Ainda que o resultado fique devendo muito aos demais games da série Street Fighter, e não se iguale sequer à qualidade que Ed Boon e John Tobias alcançaram com a franquia Mortal Kombat na época (MK3 saiu dois meses antes, em abril de 1995), ambas versões, para Arcade e Sega Saturn/PSOne tentam ao menos serem fiéis ao material original, implementando os golpes clássicos que os atores não usaram nos filmes.

Ainda assim, notas para os poderes elétricos de M. Bison, no game interpretado por Darko Tuscán, dublê de Raul Julia, e a técnica da Cammy em que ela prendia o oponente com sua trança, de forma similar ao golpe mais famoso e uma das marcas registradas da franquia Mortal Kombat.

Kylie Minogue, no traje clássico da Cammy, durante sessão de captura de movimentos para o game Street Fighter: The Movie (Crédito: Reprodução/Incredible Technologies/Capcom)

Kylie Minogue, no traje clássico da Cammy, durante sessão de captura de movimentos para o game Street Fighter: The Movie (Crédito: Reprodução/Incredible Technologies/Capcom)

Ninguém em sã consciência tecerá elogios por Street Fighter: A Última Batalha, muitos menos por ambas versões do game Street Fighter: The Movie, mas o filme foi importante para mostrar, ainda que de forma mambembe e caótica, que havia sim interesse, por parte do público, em ver seus heróis do videogame na tela grande.
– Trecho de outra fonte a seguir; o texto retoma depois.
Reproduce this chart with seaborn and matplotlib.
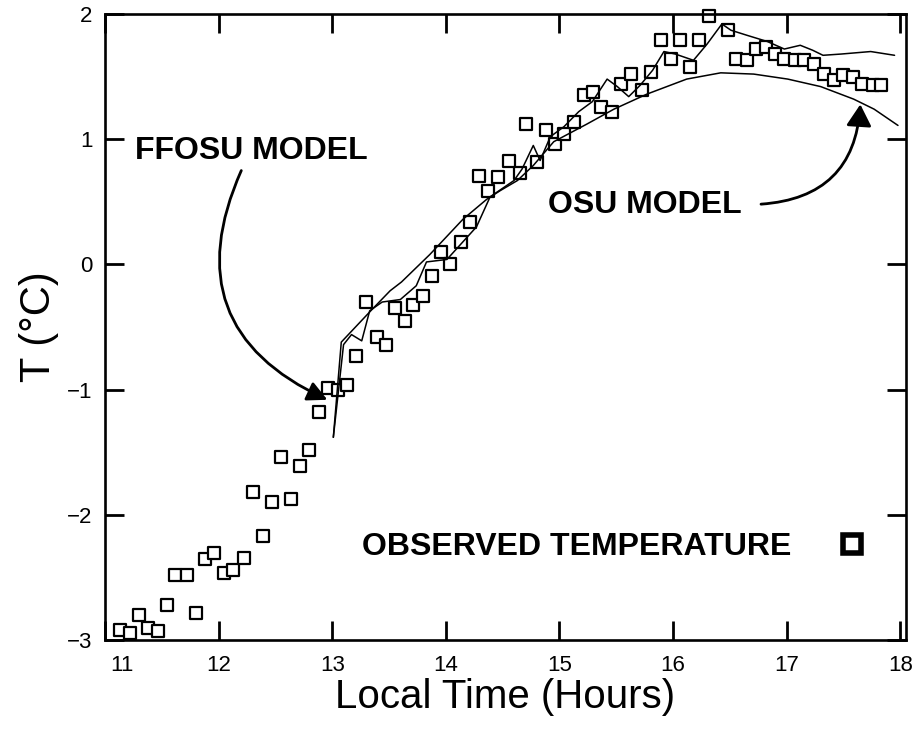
import matplotlib
matplotlib.use("Agg")
import matplotlib.pyplot as plt
import matplotlib.transforms as mtransforms
import seaborn as sns
import pandas as pd
from matplotlib.lines import Line2D

# observed temperature (squares)
obs_time = [11.13, 11.22, 11.30, 11.38, 11.47, 11.55, 11.62, 11.72, 11.80, 11.88,
            11.96, 12.05, 12.13, 12.22, 12.30, 12.39, 12.47, 12.55, 12.64, 12.72,
            12.80, 12.88, 12.96, 13.05, 13.13, 13.21, 13.30, 13.39, 13.47, 13.55,
            13.64, 13.71, 13.80, 13.88, 13.96, 14.04, 14.13, 14.21, 14.29, 14.37,
            14.46, 14.56, 14.65, 14.71, 14.80, 14.88, 14.96, 15.04, 15.13, 15.22,
            15.30, 15.37, 15.46, 15.54, 15.63, 15.73, 15.81, 15.89, 15.98, 16.06,
            16.15, 16.23, 16.32, 16.48, 16.55, 16.65, 16.73, 16.82, 16.90, 16.98,
            17.07, 17.15, 17.24, 17.33, 17.42, 17.50, 17.58, 17.66, 17.76, 17.83]
obs_temp = [-2.92, -2.94, -2.80, -2.90, -2.93, -2.72, -2.48, -2.48, -2.78, -2.35,
            -2.30, -2.46, -2.44, -2.34, -1.82, -2.17, -1.90, -1.54, -1.87, -1.61,
            -1.48, -1.18, -0.99, -1.00, -0.96, -0.73, -0.30, -0.58, -0.64, -0.35,
            -0.45, -0.32, -0.25, -0.09, 0.10, 0.00, 0.18, 0.34, 0.71, 0.59,
            0.70, 0.83, 0.73, 1.12, 0.82, 1.07, 0.96, 1.04, 1.14, 1.35,
            1.38, 1.26, 1.22, 1.44, 1.52, 1.39, 1.54, 1.79, 1.64, 1.79,
            1.58, 1.79, 1.98, 1.87, 1.64, 1.63, 1.72, 1.74, 1.68, 1.64,
            1.63, 1.63, 1.60, 1.52, 1.47, 1.51, 1.50, 1.44, 1.43, 1.43]

# OSU model (smooth curve)
osu_time = [13.01, 13.08, 13.35, 13.51, 13.61, 13.86, 14.15, 14.36, 14.48, 14.63,
            14.77, 14.95, 15.24, 15.48, 15.77, 16.12, 16.42, 16.71, 17.01, 17.30,
            17.59, 17.77, 17.98]
osu_temp = [-1.38, -0.62, -0.36, -0.21, -0.14, 0.08, 0.36, 0.52, 0.59, 0.67,
            0.79, 0.98, 1.12, 1.24, 1.36, 1.48, 1.53, 1.52, 1.48, 1.42,
            1.32, 1.24, 1.11]

# FFOSU model (jagged curve)
ffosu_time = [13.01, 13.10, 13.17, 13.26, 13.33, 13.44, 13.60, 13.74, 13.83, 14.01,
              14.27, 14.39, 14.60, 14.67, 14.77, 14.83, 14.92, 15.04, 15.17, 15.29,
              15.42, 15.51, 15.61, 15.71, 15.82, 15.92, 16.02, 16.18, 16.30, 16.43,
              16.51, 16.65, 16.83, 16.98, 17.12, 17.23, 17.32, 17.48, 17.74, 17.95]
ffosu_temp = [-1.38, -0.64, -0.56, -0.61, -0.37, -0.30, -0.28, -0.17, 0.02, 0.04,
              0.30, 0.54, 0.67, 0.76, 0.95, 0.83, 1.02, 1.10, 1.22, 1.30,
              1.48, 1.42, 1.34, 1.43, 1.55, 1.70, 1.68, 1.63, 1.76, 1.92,
              1.87, 1.83, 1.78, 1.72, 1.75, 1.71, 1.67, 1.68, 1.70, 1.67]

xticks = [11, 12, 13, 14, 15, 16, 17, 18]
yticks = [-3, -2, -1, 0, 1, 2]

sns.set_style("ticks")
plt.rcParams['font.family'] = ['Liberation Sans', 'DejaVu Sans']
plt.rcParams['text.color'] = 'black'
plt.rcParams['axes.labelcolor'] = 'black'
plt.rcParams['xtick.color'] = 'black'
plt.rcParams['ytick.color'] = 'black'

obs = pd.DataFrame({"time": obs_time, "temp": obs_temp})
osu = pd.DataFrame({"time": osu_time, "temp": osu_temp})
ffosu = pd.DataFrame({"time": ffosu_time, "temp": ffosu_temp})

fig = plt.figure(figsize=(9.16, 7.35), dpi=100)
ax = fig.add_axes([0.1146, 0.129, 0.8744, 0.852])

sns.scatterplot(data=obs, x="time", y="temp", ax=ax, marker="s", s=72,
                color="white", edgecolor="black", linewidth=1.6,
                zorder=2, clip_on=False, legend=False)
sns.lineplot(data=osu, x="time", y="temp", ax=ax, sort=False, estimator=None,
             color="black", lw=1.1, zorder=3)
sns.lineplot(data=ffosu, x="time", y="temp", ax=ax, sort=False, estimator=None,
             color="black", lw=1.1, zorder=3)

ax.set_xlim(11, 18.05)
ax.set_ylim(-3, 2)
ax.set_xticks(xticks)
ax.set_yticks(yticks)
ax.tick_params(direction="in", length=14, width=2, top=True, right=True,
               labelsize=16, colors="black")
ax.tick_params(axis="x", pad=11)
ax.tick_params(axis="y", pad=9)
for sp in ax.spines.values():
    sp.set_linewidth(1.9)
    sp.set_color("black")

# first x label sits a little right of its tick in the original
first = ax.get_xticklabels()[0]
first.set_transform(first.get_transform() +
                    mtransforms.ScaledTranslation(12 / 72, 0, fig.dpi_scale_trans))

ax.set_xlabel("Local Time (Hours)", fontsize=29, labelpad=1)
ax.set_ylabel("T (°C)", fontsize=30, labelpad=6)

# annotations
ax.text(11.26, 0.84, "FFOSU MODEL", fontsize=23, fontweight="bold", va="baseline")
ax.annotate("", xy=(12.98, -1.09), xytext=(12.21, 0.77),
            arrowprops=dict(arrowstyle="-|>,head_length=0.6,head_width=0.3",
                            connectionstyle="arc3,rad=0.5", color="black",
                            lw=2, mutation_scale=20))
ax.text(14.90, 0.41, "OSU MODEL", fontsize=23, fontweight="bold", va="baseline")
ax.annotate("", xy=(17.65, 1.30), xytext=(16.75, 0.48),
            arrowprops=dict(arrowstyle="-|>,head_length=0.6,head_width=0.35",
                            connectionstyle="arc3,rad=0.45", color="black",
                            lw=2, mutation_scale=22))

handle = Line2D([], [], marker="s", linestyle="none", markersize=13,
                markerfacecolor="white", markeredgecolor="black",
                markeredgewidth=4)
ax.legend([handle], ["OBSERVED TEMPERATURE"], loc="center right",
          bbox_to_anchor=(0.969, 0.1486), frameon=False, markerfirst=False,
          handlelength=1.0, handletextpad=1.4, borderaxespad=0,
          prop={"size": 23, "weight": "bold"})

fig.savefig("out.png", dpi=100)
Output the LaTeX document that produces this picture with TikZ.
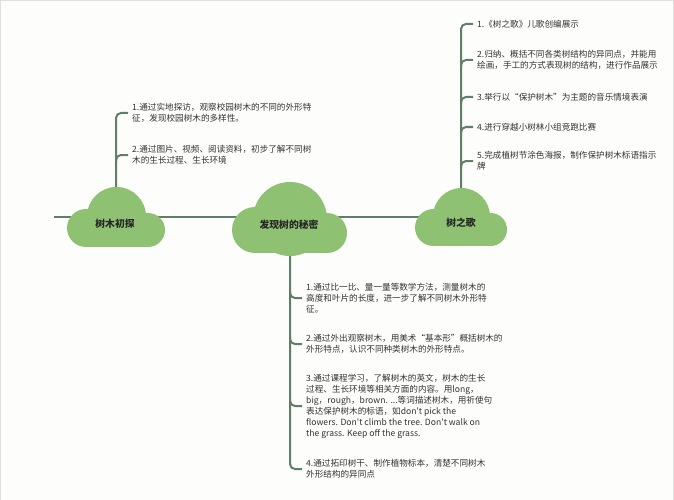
\documentclass[tikz,border=0pt]{standalone}
\usepackage{fontspec}
\newfontfamily\cjk{Noto Sans CJK SC}
\usetikzlibrary{calc}
\definecolor{linegreen}{RGB}{95,128,102}
\definecolor{cloudgreen}{RGB}{143,193,115}
\definecolor{textgray}{RGB}{51,51,51}
\definecolor{bgwhite}{RGB}{253,253,251}
\tikzset{
  branch/.style={draw=linegreen, line width=2pt, rounded corners=5pt},
  item/.style={anchor=west, align=left, inner xsep=4pt, inner ysep=0pt, text=textgray, font=\cjk\fontsize{8.6}{11}\selectfont},
  title/.style={font=\cjk\bfseries\fontsize{9.8}{12}\selectfont, text=black!85},
  cloudpart/.style={fill=cloudgreen}
}
\begin{document}
\begin{tikzpicture}[x=1pt,y=-1pt]
  \useasboundingbox (0,0) rectangle (674,500);
  \fill[bgwhite] (0,0) rectangle (674,500);
  \draw[black!12, line width=1pt] (0.5,500) -- (0.5,0.5) -- (673.5,0.5) -- (673.5,500);
  % centres of the three clouds on the main line
  \coordinate (m0) at (54,217);
  \coordinate (c1) at (116,217);
  \coordinate (c2) at (290,217);
  \coordinate (c3) at (461,217);
  % 树木初探
  \node[item] (a1) at (128,113) {1.通过实地探访，观察校园树木的不同的外形特\\征，发现校园树木的多样性。};
  \node[item] (a2) at (128,155) {2.通过图片、视频、阅读资料，初步了解不同树\\木的生长过程、生长环境};
  % 树之歌
  \node[item] (b1) at (473,24) {1.《树之歌》儿歌创编展示};
  \node[item] (b2) at (473,60) {2.归纳、概括不同各类树结构的异同点，并能用\\绘画，手工的方式表现树的结构，进行作品展示};
  \node[item] (b3) at (473,97) {3.举行以“保护树木”为主题的音乐情境表演};
  \node[item] (b4) at (473,127) {4.进行穿越小树林小组竞跑比赛};
  \node[item] (b5) at (473,161) {5.完成植树节涂色海报，制作保护树木标语指示\\牌};
  % 发现树的秘密
  \node[item] (d1) at (302,298) {1.通过比一比、量一量等数学方法，测量树木的\\高度和叶片的长度，进一步了解不同树木外形特\\征。};
  \node[item] (d2) at (302,344) {2.通过外出观察树木，用美术“基本形”概括树木的\\外形特点，认识不同种类树木的外形特点。};
  \node[item] (d3) at (302,406) {3.通过课程学习，了解树木的英文，树木的生长\\过程、生长环境等相关方面的内容。用long，\\big，rough，brown. ...等词描述树木，用祈使句\\表达保护树木的标语，如don't pick the\\flowers. Don't climb the tree. Don't walk on\\the grass. Keep off the grass.};
  \node[item] (d4) at (302,469) {4.通过拓印树干、制作植物标本，清楚不同树木\\外形结构的异同点};
  % connectors
  \draw[branch] (m0) -- (c1) -- (c2) -- (c3);
  \draw[branch] (c1) |- (a1.west);
  \draw[branch] ($(c1 |- a2.west)+(0,7)$) |- (a2.west);
  \draw[branch] (c3) |- (b1.west);
  \foreach \n in {b2,b3,b4,b5}
    \draw[branch] ($(c3 |- \n.west)+(0,7)$) |- (\n.west);
  \draw[branch] (c2) |- (d4.west);
  \foreach \n in {d1,d2,d3}
    \draw[branch] ($(c2 |- \n.west)+(0,-7)$) |- (\n.west);
  % clouds
  \fill[cloudpart] (116.5,216.5) circle[radius=29.5];
  \fill[cloudpart] (86,228) circle[radius=19];
  \fill[cloudpart] (148,230) circle[radius=17];
  \fill[cloudpart] (86,216) rectangle (148,247);
  \fill[cloudpart] (290,219) circle[radius=37];
  \fill[cloudpart] (255,230) circle[radius=23];
  \fill[cloudpart] (327,233) circle[radius=20];
  \fill[cloudpart] (255,219) rectangle (327,253);
  \fill[cloudpart] (461.5,216.5) circle[radius=28.5];
  \fill[cloudpart] (433.5,227.5) circle[radius=18.5];
  \fill[cloudpart] (490.5,229.5) circle[radius=16.5];
  \fill[cloudpart] (433.5,216.5) rectangle (490.5,246);
  \node[title] (t1) at (115,224) {树木初探};
  \node[title] (t2) at (289,225) {发现树的秘密};
  \node[title] (t3) at (461,223) {树之歌};
\end{tikzpicture}
\end{document}
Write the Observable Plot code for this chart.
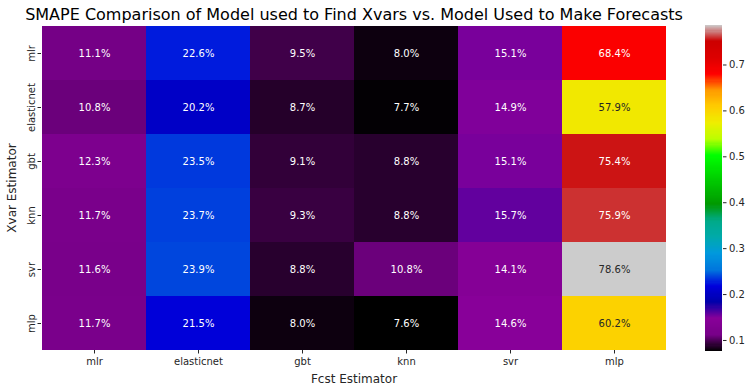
<!DOCTYPE html>
<html>
<head>
<meta charset="utf-8">
<script src="https://cdn.jsdelivr.net/npm/d3@7"></script>
<script src="https://cdn.jsdelivr.net/npm/@observablehq/plot@0.6"></script>
<style>
  html, body { margin: 0; padding: 0; background: #fff; }
  #wrap { position: relative; width: 751px; height: 392px; font-family: "DejaVu Sans", sans-serif; }
  #main, #cbar { position: absolute; top: 0; }
  #main { left: 0; }
  #cbar { left: 705px; }
</style>
</head>
<body>
<div id="wrap"><div id="main"></div><div id="cbar"></div></div>
<script>
const estimators = ["mlr", "elasticnet", "gbt", "knn", "svr", "mlp"];
const xvarRows = ["mlr", "elasticnet", "gbt", "knn", "svr", "mlp"];
// SMAPE per row (Xvar estimator), in column order of estimators (Fcst estimator)
const smape_mlr        = [0.111, 0.226, 0.095, 0.080, 0.151, 0.684];
const smape_elasticnet = [0.108, 0.202, 0.087, 0.077, 0.149, 0.579];
const smape_gbt        = [0.123, 0.235, 0.091, 0.088, 0.151, 0.754];
const smape_knn        = [0.117, 0.237, 0.093, 0.088, 0.157, 0.759];
const smape_svr        = [0.116, 0.239, 0.088, 0.108, 0.141, 0.786];
const smape_mlp        = [0.117, 0.215, 0.080, 0.076, 0.146, 0.602];
const colorbarTicks = [0.1, 0.2, 0.3, 0.4, 0.5, 0.6, 0.7];

const rowsVals = [smape_mlr, smape_elasticnet, smape_gbt, smape_knn, smape_svr, smape_mlp];
const data = [];
xvarRows.forEach((r, i) => estimators.forEach((c, j) => data.push({xvar: r, fcst: c, value: rowsVals[i][j]})));

const vmin = d3.min(data, d => d.value), vmax = d3.max(data, d => d.value);

// matplotlib nipy_spectral colormap stops
const nsStops = d3.range(0, 21).map(i => i * 0.05);
const nsR = [0,0.4667,0.5333,0,0,0,0,0,0,0,0,0,0,0.7333,0.9333,1,1,1,0.8667,0.8,0.8];
const nsG = [0,0,0,0,0,0.4667,0.6,0.6667,0.6667,0.6,0.7333,0.8667,1,1,0.9333,0.8,0.6,0,0,0,0.8];
const nsB = [0,0.5333,0.6,0.6667,0.8667,0.8667,0.8667,0.6667,0.5333,0,0,0,0,0,0,0,0,0,0,0,0.8];
const nsColors = nsStops.map((_, i) => d3.rgb(nsR[i]*255, nsG[i]*255, nsB[i]*255).formatHex());
const colorDomain = nsStops.map(s => vmin + s * (vmax - vmin));
const colorOpts = {type: "linear", domain: colorDomain, range: nsColors, interpolate: "rgb"};

const cmap = d3.scaleLinear().domain(colorDomain).range(nsColors).interpolate(d3.interpolateRgb).clamp(true);
function lum(c) {
  const k = d3.rgb(c);
  const f = v => { v /= 255; return v <= 0.03928 ? v / 12.92 : Math.pow((v + 0.055) / 1.055, 2.4); };
  return 0.2126 * f(k.r) + 0.7152 * f(k.g) + 0.0722 * f(k.b);
}
const textColor = v => lum(cmap(v)) > 0.408 ? "#262626" : "#ffffff";
const fmt = d3.format(".1%");
const title = "SMAPE Comparison of Model used to Find Xvars vs. Model Used to Make Forecasts";

const main = Plot.plot({
  width: 751, height: 392,
  marginLeft: 41, marginRight: 85, marginTop: 25, marginBottom: 42,
  style: {fontFamily: "DejaVu Sans, sans-serif", fontSize: "10px", color: "#262626", background: "white"},
  x: {domain: estimators, padding: 0},
  y: {domain: xvarRows, padding: 0},
  color: colorOpts,
  marks: [
    Plot.cell(data, {x: "fcst", y: "xvar", fill: "value", inset: 0}),
    Plot.text(data, {x: "fcst", y: "xvar", text: d => fmt(d.value), fill: d => textColor(d.value), fontSize: 10}),
    Plot.axisX({tickSize: 3.5, tickPadding: 4, fontSize: 10, label: "Fcst Estimator", labelAnchor: "center", labelArrow: "none", labelOffset: 32}),
    Plot.axisY({tickSize: 3.5, tickPadding: 3, tickRotate: -90, fontSize: 10, label: "Xvar Estimator", labelAnchor: "center", labelArrow: "none", labelOffset: 34}),
    Plot.text([title], {frameAnchor: "top", lineAnchor: "middle", dy: -11, fontSize: 16, fill: "#000"})
  ]
});
main.querySelectorAll("[aria-label='x-axis label'] text, [aria-label='y-axis label'] text").forEach(t => t.setAttribute("font-size", 12));
document.getElementById("main").appendChild(main);

const nSlices = 300;
const slices = d3.range(nSlices).map(i => {
  const a = vmin + (vmax - vmin) * i / nSlices, b = vmin + (vmax - vmin) * (i + 1) / nSlices;
  return {y1: a, y2: b, v: (a + b) / 2};
});
const cbar = Plot.plot({
  width: 46, height: 392,
  marginLeft: 0, marginRight: 29, marginTop: 25, marginBottom: 41,
  style: {fontFamily: "DejaVu Sans, sans-serif", fontSize: "10px", color: "#262626", background: "transparent"},
  x: {domain: [0, 1], axis: null},
  y: {domain: [vmin, vmax]},
  color: colorOpts,
  marks: [
    Plot.rect(slices, {x1: 0, x2: 1, y1: "y1", y2: "y2", fill: "v", shapeRendering: "crispEdges"}),
    Plot.axisY({anchor: "right", ticks: colorbarTicks, tickFormat: d3.format(".1f"), tickSize: 3.5, tickPadding: 3, label: null, fontSize: 10})
  ]
});
document.getElementById("cbar").appendChild(cbar);
</script>
</body>
</html>
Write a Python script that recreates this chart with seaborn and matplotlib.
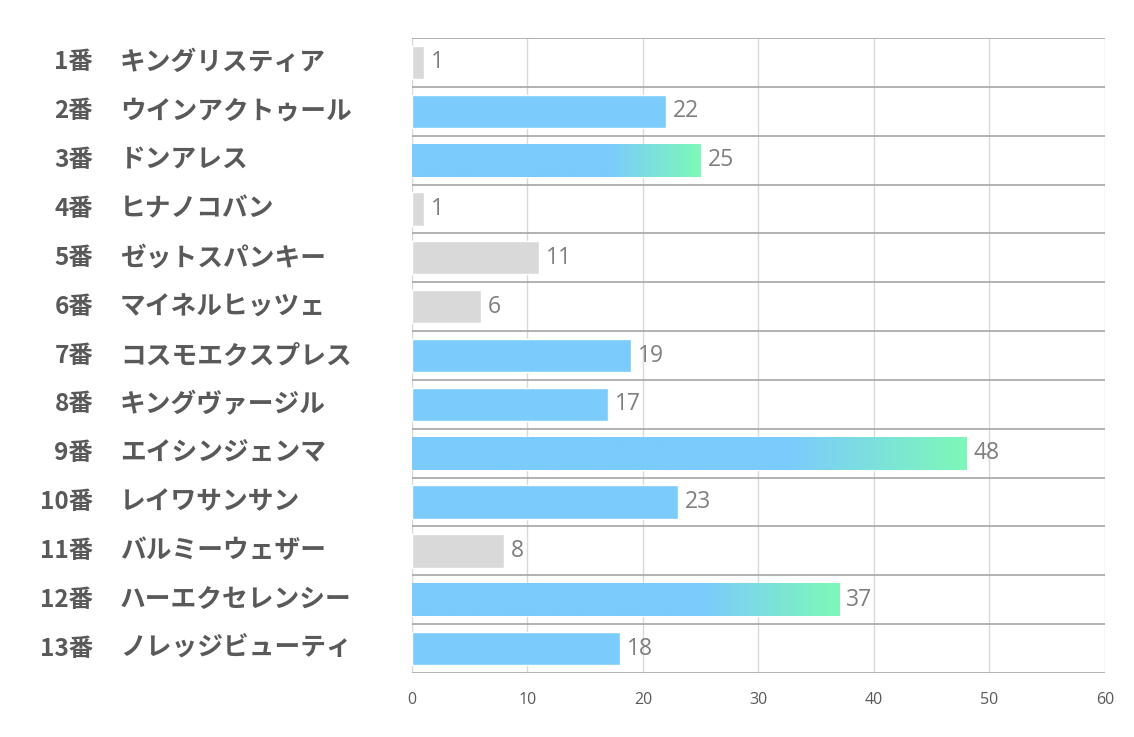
import numpy as np
import pandas as pd
import matplotlib
matplotlib.use("Agg")
import matplotlib.pyplot as plt
import matplotlib.transforms as mtransforms
from matplotlib.colors import LinearSegmentedColormap
import seaborn as sns

# ── Data ──────────────────────────────────────────────────────────────────────

numbers = ["1番", "2番", "3番", "4番", "5番", "6番", "7番",
           "8番", "9番", "10番", "11番", "12番", "13番"]
names = ["キングリスティア", "ウインアクトゥール", "ドンアレス", "ヒナノコバン",
         "ゼットスパンキー", "マイネルヒッツェ", "コスモエクスプレス",
         "キングヴァージル", "エイシンジェンマ", "レイワサンサン",
         "バルミーウェザー", "ハーエクセレンシー", "ノレッジビューティ"]
values = [1, 22, 25, 1, 11, 6, 19, 17, 48, 23, 8, 37, 18]
groups = ["low", "mid", "top", "low", "low", "low", "mid",
          "mid", "top", "mid", "low", "top", "mid"]
x_ticks = [0, 10, 20, 30, 40, 50, 60]

# ── Style ─────────────────────────────────────────────────────────────────────

BLUE  = "#7BCBFD"
GREEN = "#7DF8B8"
GRAY  = "#D9D9D9"
TEXT  = "#595959"

sns.set_style("white")
plt.rcParams["font.family"] = ["Noto Sans CJK JP", "DejaVu Sans"]

df = pd.DataFrame({"label": [f"{n} {m}" for n, m in zip(numbers, names)],
                   "value": values, "group": groups})

fig = plt.figure(figsize=(11.34, 7.37), dpi=100)
ax = fig.add_axes([0.3633, 0.0868, 0.9744 - 0.3633, 0.9484 - 0.0868])

palette = {"low": GRAY, "mid": BLUE, "top": BLUE}
sns.barplot(data=df, x="value", y="label", hue="group", palette=palette,
            dodge=False, legend=False, width=0.68, ax=ax, saturation=1,
            zorder=3)

ax.set_xlim(0, 60)
ax.set_ylim(len(values) - 0.5, -0.5)
ax.set_xticks(x_ticks)
ax.set_xticklabels([str(t) for t in x_ticks], fontsize=11.5, color=TEXT,
                   family=["Open Sans", "DejaVu Sans"])
ax.tick_params(axis="x", length=0, pad=14)
ax.set_yticks([])
ax.set_xlabel("")
ax.set_ylabel("")
for s in ax.spines.values():
    s.set_visible(False)

# grid
for t in x_ticks:
    ax.axvline(t, color="#D9D9D9", lw=1, zorder=1)
for i in range(len(values) + 1):
    ax.axhline(i - 0.5, color="#A6A6A6", lw=1.2, zorder=2)

# gradient on the top three bars (blue, fading to green over the last ~30%)
grad = np.linspace(0, 1, 256).reshape(1, -1)
grad = np.clip((grad - 0.68) / 0.32, 0, 1)
cmap = LinearSegmentedColormap.from_list("bg", [BLUE, GREEN])
for patch in ax.patches:
    y0 = patch.get_y()
    h = patch.get_height()
    w = patch.get_width()
    idx = int(round(y0 + h / 2))
    if 0 <= idx < len(values) and groups[idx] == "top":
        im = ax.imshow(grad, cmap=cmap, aspect="auto",
                       extent=[0, w, y0 + h, y0], zorder=4, vmin=0, vmax=1)
        im.set_clip_path(patch)
ax.set_xlim(0, 60)
ax.set_ylim(len(values) - 0.5, -0.5)

# value labels
for i, v in enumerate(values):
    ax.text(v + 0.6, i, str(v), va="center", ha="left", fontsize=16.5,
            color="#7F7F7F", family=["Open Sans", "DejaVu Sans"], zorder=5)

# row labels on the left
trans = mtransforms.blended_transform_factory(fig.transFigure, ax.transData)
for i, (n, m) in enumerate(zip(numbers, names)):
    ax.text(93 / 1134, i, n, ha="right", va="center", fontsize=17.5,
            fontweight="bold", color=TEXT, transform=trans, clip_on=False)
    ax.text(120 / 1134, i, m, ha="left", va="center", fontsize=18.5,
            fontweight="bold", color=TEXT, transform=trans, clip_on=False)

fig.savefig("out.png", dpi=100)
A única coisa que queríamos, e que demoraram a entregar, foram produções de qualidade.

Mortal Kombat, o filme de 1995 dirigido por Paul W. S. Anderson (Monster Hunter e franquia de filmes Resident Evil, todos estrelados por sua esposa, a atriz Milla Jovovich), era uma produção centrada em artes marciais muito melhor construída, em roteiro e cenas de ação, mas no geral, levaram muitos anos até as produções alcançarem níveis aceitáveis quando postos lado a lado com os materiais originais. Basta lembrar que tivemos a era Uwe Boll.

Ainda assim, a aventura para lá de descaracterizada de Guile, Cammy, Chun-li, os "trambiqueiros" Ryu e Ken (o que foi estendido para o desenho animado ocidental), e muitos outros, é parte relevante (e que ainda rende grana) da história dos videogames pulando para outros formatos e adaptações, por pior que seja.